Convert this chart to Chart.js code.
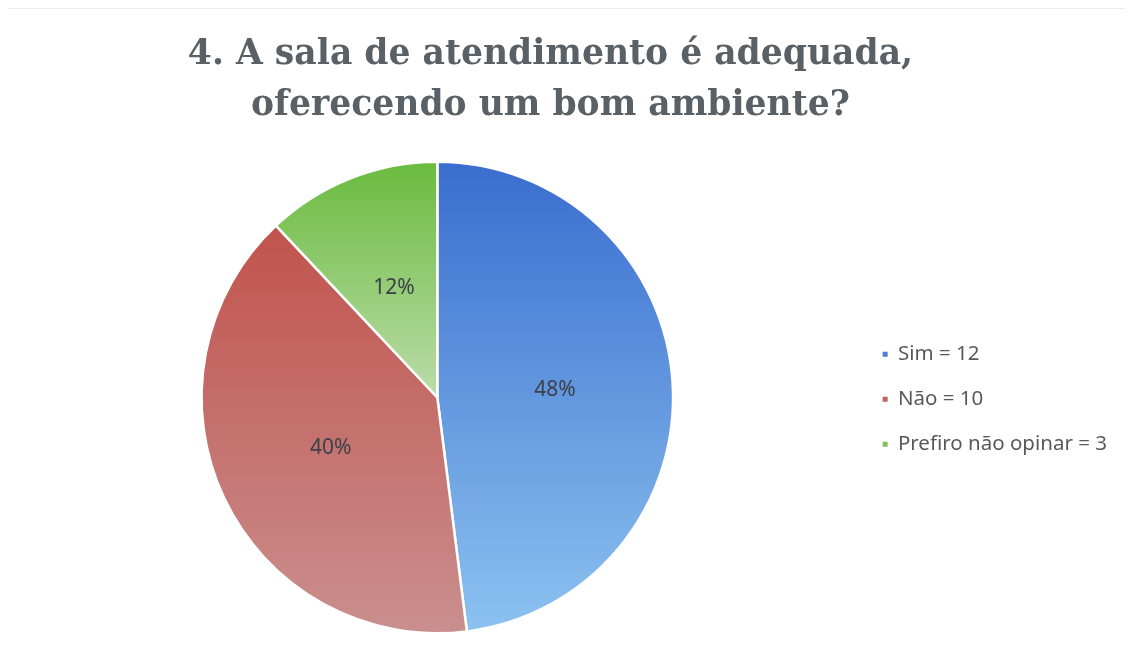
<!DOCTYPE html>
<html>
<head>
<meta charset="utf-8">
<script src="https://cdn.jsdelivr.net/npm/chart.js@4/dist/chart.umd.min.js"></script>
<style>
  html, body { margin: 0; padding: 0; background: #fff; }
  #wrap { width: 1131px; height: 659px; }
</style>
</head>
<body>
<div id="wrap"><canvas id="myChart"></canvas></div>
<script>
// data
var labels = ["Sim = 12", "Não = 10", "Prefiro não opinar = 3"];
var answers = [12, 10, 3];
var titleLines = ["4. A sala de atendimento é adequada,", "oferecendo um bom ambiente?"];

// gradient colours for each slice (top -> bottom), legend swatches
var topColors = ["#3a6dce", "#c1534d", "#69bb3e"];
var bottomColors = ["#8cc2f0", "#c98f8e", "#bcdcaa"];
var legendColors = ["#4a80da", "#c4625e", "#82c257"];

// vertical extent of a slice, used to fit the gradient to it
function sliceBounds(area, index) {
    var cx = (area.left + area.right) / 2, cy = (area.top + area.bottom) / 2;
    var r = Math.min(area.width, area.height) / 2;
    var total = answers.reduce(function(a, b) { return a + b; }, 0);
    var before = 0;
    for (var i = 0; i < index; i++) before += answers[i];
    var a0 = -Math.PI / 2 + 2 * Math.PI * before / total;
    var a1 = a0 + 2 * Math.PI * answers[index] / total;
    var ys = [cy, cy + r * Math.sin(a0), cy + r * Math.sin(a1)];
    for (var k = -1; k <= 3; k++) {
        var a = -Math.PI / 2 + k * Math.PI;
        if (a > a0 && a < a1) ys.push(cy + r * Math.sin(a));
    }
    return { top: Math.min.apply(null, ys), bottom: Math.max.apply(null, ys) };
}

function sliceFill(c) {
    var chart = c.chart, area = chart.chartArea, i = c.dataIndex;
    if (!area) return topColors[i];
    var b = sliceBounds(area, i);
    var g = chart.ctx.createLinearGradient(0, b.top, 0, b.bottom);
    g.addColorStop(0, topColors[i]);
    g.addColorStop(1, bottomColors[i]);
    return g;
}

// percentage labels inside the slices
var percentLabels = {
    id: "percentLabels",
    afterDatasetsDraw: function(chart) {
        var ctx = chart.ctx;
        var total = answers.reduce(function(a, b) { return a + b; }, 0);
        ctx.save();
        ctx.font = "21px 'Noto Sans'";
        ctx.fillStyle = "#3d4048";
        ctx.textAlign = "center";
        ctx.textBaseline = "middle";
        chart.getDatasetMeta(0).data.forEach(function(arc, i) {
            var p = arc.tooltipPosition();
            ctx.fillText(Math.round(answers[i] / total * 100) + "%", p.x, p.y);
        });
        ctx.restore();
    }
};

// faint frame line left over at the top of the scan
var topLine = {
    id: "topLine",
    beforeDraw: function(chart) {
        var ctx = chart.ctx;
        ctx.save();
        ctx.strokeStyle = "#ececec";
        ctx.lineWidth = 1;
        ctx.beginPath();
        ctx.moveTo(8, 8.5);
        ctx.lineTo(1125, 8.5);
        ctx.stroke();
        ctx.restore();
    }
};

var chart = new Chart(document.getElementById("myChart"), {
    type: "pie",
    data: {
        labels: labels,
        datasets: [{
            data: answers,
            backgroundColor: sliceFill,
            borderColor: "#ffffff",
            borderWidth: 2.5
        }]
    },
    options: {
        responsive: true,
        maintainAspectRatio: false,
        animation: false,
        events: [],
        layout: { padding: { left: -16, right: 14, top: 0, bottom: 24.5 } },
        plugins: {
            title: {
                display: true,
                text: titleLines,
                color: "#5a6166",
                font: { family: "'DejaVu Serif'", size: 34.6, weight: "bold", lineHeight: 1.474 },
                padding: { top: 30, bottom: 28.5 }
            },
            legend: {
                position: "right",
                fullSize: false,
                title: { display: true, text: " ", padding: 0, font: { size: 20, lineHeight: 1 } },
                labels: {
                    boxWidth: 5,
                    boxHeight: 5,
                    padding: 8,
                    color: "#595959",
                    font: { family: "'Noto Sans'", size: 20.5, lineHeight: "37px" },
                    // one-line arrays so the row height follows lineHeight
                    generateLabels: function(chart) {
                        return Chart.overrides.pie.plugins.legend.labels.generateLabels(chart).map(function(item, i) {
                            item.text = [item.text];
                            item.fillStyle = legendColors[i];
                            item.strokeStyle = legendColors[i];
                            item.lineWidth = 0;
                            return item;
                        });
                    }
                }
            },
            tooltip: { enabled: false }
        }
    },
    plugins: [percentLabels, topLine]
});
</script>
</body>
</html>
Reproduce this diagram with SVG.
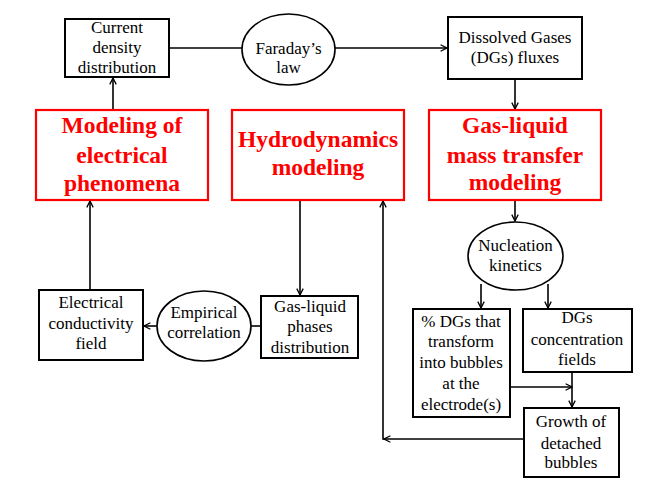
<svg xmlns="http://www.w3.org/2000/svg" width="647" height="492" viewBox="0 0 647 492" font-family="Liberation Serif, DejaVu Serif, serif">
<defs>
<marker id="ah" viewBox="0 0 10 10" refX="9" refY="5" markerWidth="8" markerHeight="8" markerUnits="userSpaceOnUse" orient="auto">
<path d="M1,1 L9,5 L1,9" fill="none" stroke="#000" stroke-width="1.6"/>
</marker>
<style>
.box{fill:#fff;stroke:#000;stroke-width:2}
.rbox{fill:#fff;stroke:#f00;stroke-width:2.2}
.el{fill:#fff;stroke:#000;stroke-width:1.6}
.t{font-size:17px;fill:#000;text-anchor:middle}
.r{font-size:23.5px;font-weight:bold;fill:#f00;text-anchor:middle}
.c{fill:none;stroke:#000;stroke-width:1.6}
</style>
</defs>
<rect width="647" height="492" fill="#fff"/>
<g id="connectors">
<line class="c" x1="169" y1="48" x2="242" y2="48"/>
<line class="c" x1="335" y1="48" x2="447" y2="48" marker-end="url(#ah)"/>
<line class="c" x1="515" y1="79" x2="515" y2="109" marker-end="url(#ah)"/>
<line class="c" x1="113" y1="110" x2="113" y2="78" marker-end="url(#ah)"/>
<line class="c" x1="90" y1="290" x2="90" y2="201" marker-end="url(#ah)"/>
<line class="c" x1="300" y1="200" x2="300" y2="295" marker-end="url(#ah)"/>
<line class="c" x1="261" y1="326" x2="251" y2="326"/>
<line class="c" x1="157" y1="326" x2="144" y2="326" marker-end="url(#ah)"/>
<line class="c" x1="515" y1="200" x2="515" y2="221" marker-end="url(#ah)"/>
<line class="c" x1="481" y1="284" x2="481" y2="308" marker-end="url(#ah)"/>
<line class="c" x1="548" y1="284" x2="548" y2="308" marker-end="url(#ah)"/>
<line class="c" x1="508" y1="387" x2="572" y2="387" marker-end="url(#ah)"/>
<line class="c" x1="572" y1="372" x2="572" y2="407" marker-end="url(#ah)"/>
<line class="c" x1="524" y1="439" x2="384" y2="439" marker-end="url(#ah)"/>
<polyline class="c" points="384,439 383,439 383,201" marker-end="url(#ah)"/>
</g>
<g id="current">
<rect class="box" x="65" y="19" width="104" height="58"/>
<text class="t" x="117" y="33">Current</text>
<text class="t" x="117" y="53">density</text>
<text class="t" x="117" y="73">distribution</text>
</g>
<g id="faraday">
<ellipse class="el" cx="288.5" cy="49.5" rx="46.5" ry="35.5"/>
<text class="t" x="288.5" y="54">Faraday’s</text>
<text class="t" x="288.5" y="73">law</text>
</g>
<g id="dissolved">
<rect class="box" x="448" y="17" width="134" height="62"/>
<text class="t" x="515" y="43">Dissolved Gases</text>
<text class="t" x="515" y="63">(DGs) fluxes</text>
</g>
<g id="electrical">
<rect class="rbox" x="36" y="110" width="172" height="90"/>
<text class="r" x="122" y="133">Modeling of</text>
<text class="r" x="122" y="163">electrical</text>
<text class="r" x="122" y="191">phenomena</text>
</g>
<g id="hydro">
<rect class="rbox" x="232" y="110" width="172" height="90"/>
<text class="r" x="318" y="147">Hydrodynamics</text>
<text class="r" x="318" y="175">modeling</text>
</g>
<g id="masstransfer">
<rect class="rbox" x="429" y="110" width="172" height="90"/>
<text class="r" x="515" y="133">Gas-liquid</text>
<text class="r" x="515" y="163">mass transfer</text>
<text class="r" x="515" y="190">modeling</text>
</g>
<g id="conductivity">
<rect class="box" x="39" y="290" width="104" height="70"/>
<text class="t" x="91" y="308">Electrical</text>
<text class="t" x="91" y="329">conductivity</text>
<text class="t" x="91" y="349">field</text>
</g>
<g id="empirical">
<ellipse class="el" cx="204" cy="326" rx="47" ry="35"/>
<text class="t" x="204" y="318">Empirical</text>
<text class="t" x="204" y="338">correlation</text>
</g>
<g id="phases">
<rect class="box" x="261" y="296" width="97" height="62"/>
<text class="t" x="310" y="312">Gas-liquid</text>
<text class="t" x="310" y="332">phases</text>
<text class="t" x="310" y="353">distribution</text>
</g>
<g id="nucleation">
<ellipse class="el" cx="515.5" cy="256" rx="47.5" ry="34"/>
<text class="t" x="515.5" y="251">Nucleation</text>
<text class="t" x="515.5" y="271">kinetics</text>
</g>
<g id="percent">
<rect class="box" x="413" y="309" width="97" height="108"/>
<text class="t" x="461" y="327">% DGs that</text>
<text class="t" x="461" y="347">transform</text>
<text class="t" x="461" y="368">into bubbles</text>
<text class="t" x="461" y="389">at the</text>
<text class="t" x="461" y="410">electrode(s)</text>
</g>
<g id="concentration">
<rect class="box" x="523" y="309" width="109" height="63"/>
<text class="t" x="577" y="323">DGs</text>
<text class="t" x="577" y="345">concentration</text>
<text class="t" x="577" y="365">fields</text>
</g>
<g id="growth">
<rect class="box" x="524" y="408" width="95" height="69"/>
<text class="t" x="571" y="427">Growth of</text>
<text class="t" x="571" y="449">detached</text>
<text class="t" x="571" y="468">bubbles</text>
</g>
</svg>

------------------------------------

Written problem >> Could the lines from the top of the material through the line with "sala de atendimento" be repeated exactly, pictures left out?

Answer to this task >>
Convert this chart to Chart.js code.
<!DOCTYPE html>
<html>
<head>
<meta charset="utf-8">
<script src="https://cdn.jsdelivr.net/npm/chart.js@4/dist/chart.umd.min.js"></script>
<style>
  html, body { margin: 0; padding: 0; background: #fff; }
  #wrap { width: 1131px; height: 659px; }
</style>
</head>
<body>
<div id="wrap"><canvas id="myChart"></canvas></div>
<script>
// data
var labels = ["Sim = 12", "Não = 10", "Prefiro não opinar = 3"];
var answers = [12, 10, 3];
var titleLines = ["4. A sala de atendimento é adequada,", "oferecendo um bom ambiente?"];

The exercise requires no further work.